“I was working as a commercial builder in Melbourne and conducting my own salvage missions around the city, storing the materials at my home, and trying to channel them into the projects that I was involved in.
I became frustrated at how difficult it was to make repurposing these existing materials a fundamental element of the construction projects that I was taking on. There was a lot of resistance around the operational side of using what you already have – it's unfamiliar territory.
I'm a carpenter by trade and I love working with timber. I love the smell, the adaptability, the versatility.
There's only 20 per cent of old-growth forest left around the world. And here we are in a city like Melbourne where the city is full of buildings that are constructed using these old-growth timbers. This is timber that never should have been harvested in the first place. But when I see these materials repurposed into a new application, it couldn't be closer to my heart.”
“With the Zero Footprint Repurposing hub, we’re trying to railroad the design community and developers to take a second look at what they already have, start to understand the value of those existing materials, and explore how relevant those existing materials might be in the context of their new designs.
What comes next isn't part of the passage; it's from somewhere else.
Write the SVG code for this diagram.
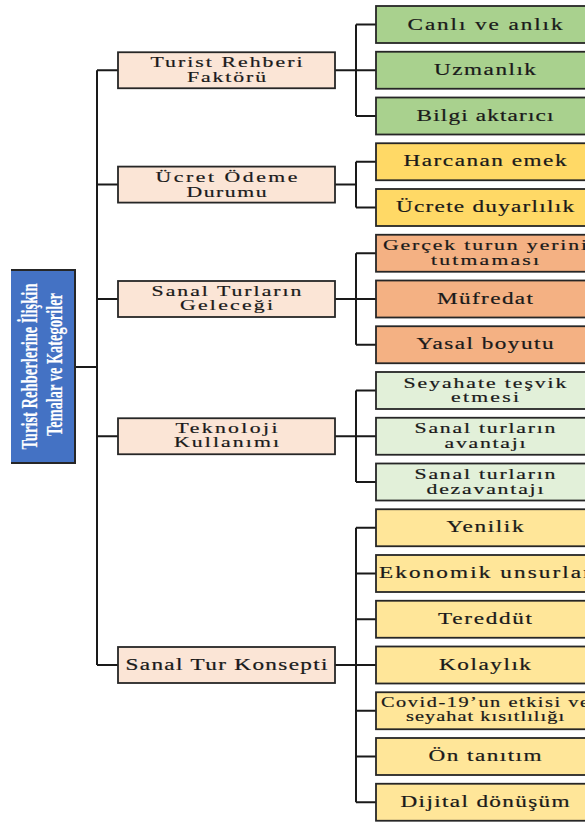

We were completely blown away to win the Melbourne Design Week Award. For us, the award means greater exposure, greater momentum and greater energy around what we are doing.
We can't remain comfortable in the destructive traditions that we've become familiar with for the last 200 years of construction here in Australia, and we can't expect any one individual or any one profession to have it all figured out. What we're talking about is coming together as a design and construction industry and collaboratively exploring how we can do better.”